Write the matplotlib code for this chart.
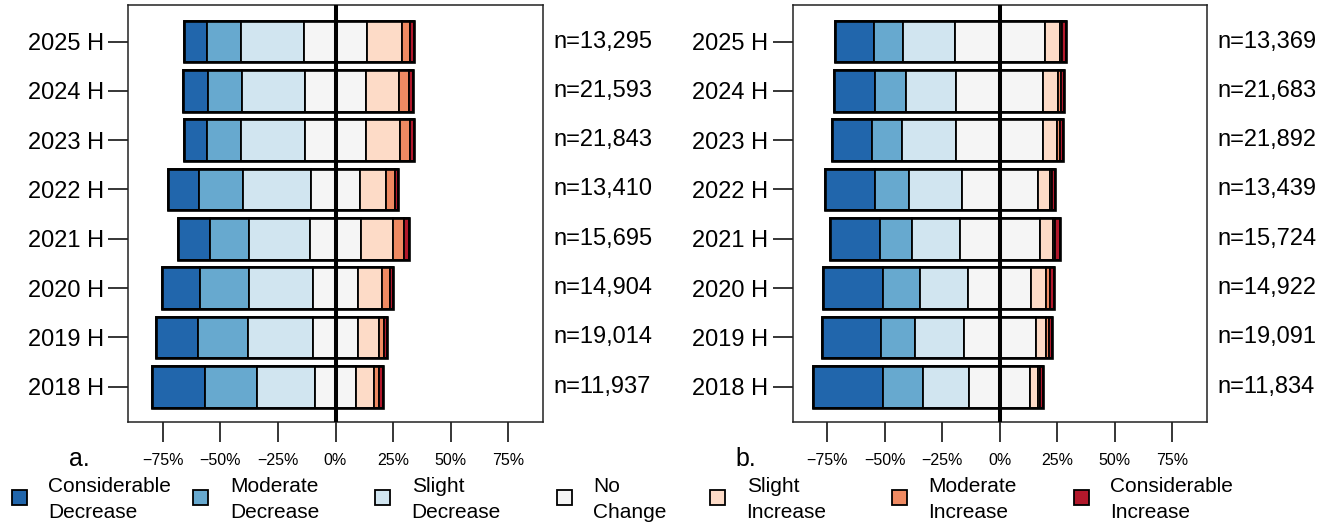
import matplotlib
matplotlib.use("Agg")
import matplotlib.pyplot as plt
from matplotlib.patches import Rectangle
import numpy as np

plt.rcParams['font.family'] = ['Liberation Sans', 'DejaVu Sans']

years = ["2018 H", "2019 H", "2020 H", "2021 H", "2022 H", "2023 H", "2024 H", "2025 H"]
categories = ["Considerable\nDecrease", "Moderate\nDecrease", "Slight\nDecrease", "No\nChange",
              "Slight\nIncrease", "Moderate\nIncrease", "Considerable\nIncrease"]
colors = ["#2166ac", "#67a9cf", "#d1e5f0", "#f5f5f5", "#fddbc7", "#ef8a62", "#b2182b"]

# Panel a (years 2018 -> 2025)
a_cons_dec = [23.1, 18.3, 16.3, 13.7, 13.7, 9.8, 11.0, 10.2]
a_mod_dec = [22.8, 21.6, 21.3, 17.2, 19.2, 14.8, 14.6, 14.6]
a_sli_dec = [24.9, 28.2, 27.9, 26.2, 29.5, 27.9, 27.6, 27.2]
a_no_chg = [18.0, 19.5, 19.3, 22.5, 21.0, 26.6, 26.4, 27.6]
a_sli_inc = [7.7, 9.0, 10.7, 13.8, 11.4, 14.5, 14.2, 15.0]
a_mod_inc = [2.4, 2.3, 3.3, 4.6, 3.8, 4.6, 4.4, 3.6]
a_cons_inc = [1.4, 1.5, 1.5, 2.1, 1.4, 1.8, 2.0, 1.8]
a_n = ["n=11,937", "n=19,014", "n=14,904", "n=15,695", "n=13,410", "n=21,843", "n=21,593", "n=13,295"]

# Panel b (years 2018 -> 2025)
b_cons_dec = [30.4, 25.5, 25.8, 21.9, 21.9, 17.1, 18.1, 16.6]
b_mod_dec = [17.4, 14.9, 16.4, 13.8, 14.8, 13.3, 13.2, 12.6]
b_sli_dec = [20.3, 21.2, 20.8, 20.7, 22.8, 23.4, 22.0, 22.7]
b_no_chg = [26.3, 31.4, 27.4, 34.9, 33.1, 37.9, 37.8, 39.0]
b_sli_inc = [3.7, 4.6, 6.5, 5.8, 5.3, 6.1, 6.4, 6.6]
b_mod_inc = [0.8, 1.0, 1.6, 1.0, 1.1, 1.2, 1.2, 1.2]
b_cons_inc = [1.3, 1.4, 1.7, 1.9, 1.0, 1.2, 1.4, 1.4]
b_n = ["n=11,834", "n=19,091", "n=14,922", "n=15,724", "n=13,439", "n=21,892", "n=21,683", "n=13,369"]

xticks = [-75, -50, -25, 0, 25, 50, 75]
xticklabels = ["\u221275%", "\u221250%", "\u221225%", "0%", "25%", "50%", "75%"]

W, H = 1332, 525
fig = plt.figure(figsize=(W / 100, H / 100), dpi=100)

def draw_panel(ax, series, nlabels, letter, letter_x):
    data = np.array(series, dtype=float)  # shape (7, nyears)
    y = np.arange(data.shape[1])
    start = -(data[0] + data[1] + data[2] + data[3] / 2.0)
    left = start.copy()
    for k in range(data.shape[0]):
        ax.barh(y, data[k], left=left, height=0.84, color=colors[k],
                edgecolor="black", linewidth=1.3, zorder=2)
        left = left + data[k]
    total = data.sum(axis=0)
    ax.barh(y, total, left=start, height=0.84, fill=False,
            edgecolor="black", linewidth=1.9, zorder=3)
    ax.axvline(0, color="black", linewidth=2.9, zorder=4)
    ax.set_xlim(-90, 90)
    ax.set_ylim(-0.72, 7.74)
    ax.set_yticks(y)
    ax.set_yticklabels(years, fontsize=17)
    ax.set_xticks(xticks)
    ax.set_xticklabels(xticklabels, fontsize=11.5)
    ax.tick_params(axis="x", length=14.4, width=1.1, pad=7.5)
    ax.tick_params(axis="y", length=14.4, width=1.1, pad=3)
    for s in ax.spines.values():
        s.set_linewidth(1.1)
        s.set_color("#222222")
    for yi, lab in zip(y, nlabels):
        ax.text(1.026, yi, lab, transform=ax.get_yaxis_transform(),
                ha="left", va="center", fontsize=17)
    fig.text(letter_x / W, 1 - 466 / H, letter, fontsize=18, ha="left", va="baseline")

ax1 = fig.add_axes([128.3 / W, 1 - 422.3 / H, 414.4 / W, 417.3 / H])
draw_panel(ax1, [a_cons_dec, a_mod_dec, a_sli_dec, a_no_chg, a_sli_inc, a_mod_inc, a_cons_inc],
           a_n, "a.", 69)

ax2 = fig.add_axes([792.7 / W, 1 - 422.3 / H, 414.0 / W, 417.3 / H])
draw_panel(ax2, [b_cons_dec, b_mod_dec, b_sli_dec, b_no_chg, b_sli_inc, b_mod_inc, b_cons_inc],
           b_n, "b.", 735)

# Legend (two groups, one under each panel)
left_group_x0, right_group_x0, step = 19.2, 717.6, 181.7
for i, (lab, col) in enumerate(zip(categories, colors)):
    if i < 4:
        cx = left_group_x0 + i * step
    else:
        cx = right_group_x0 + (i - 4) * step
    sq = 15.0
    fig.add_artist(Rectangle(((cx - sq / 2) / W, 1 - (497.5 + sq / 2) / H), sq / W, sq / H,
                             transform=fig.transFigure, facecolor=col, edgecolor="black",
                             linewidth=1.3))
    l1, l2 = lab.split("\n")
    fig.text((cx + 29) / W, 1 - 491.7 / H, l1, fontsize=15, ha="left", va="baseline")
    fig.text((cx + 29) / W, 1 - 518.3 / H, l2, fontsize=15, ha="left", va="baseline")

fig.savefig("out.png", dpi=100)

■ ■ ■ ■ ■

▶ WHAT IS REQUIRED: Please quote the lines of the material, beginning with the first and ending with the one that contains "plt.rcParams['font.family'] = ['Liberation", exactly as written and without any pictures.

▶ TASK SOLUTION:
Write the matplotlib code for this chart.
import matplotlib
matplotlib.use("Agg")
import matplotlib.pyplot as plt
from matplotlib.patches import Rectangle
import numpy as np

plt.rcParams['font.family'] = ['Liberation Sans', 'DejaVu Sans']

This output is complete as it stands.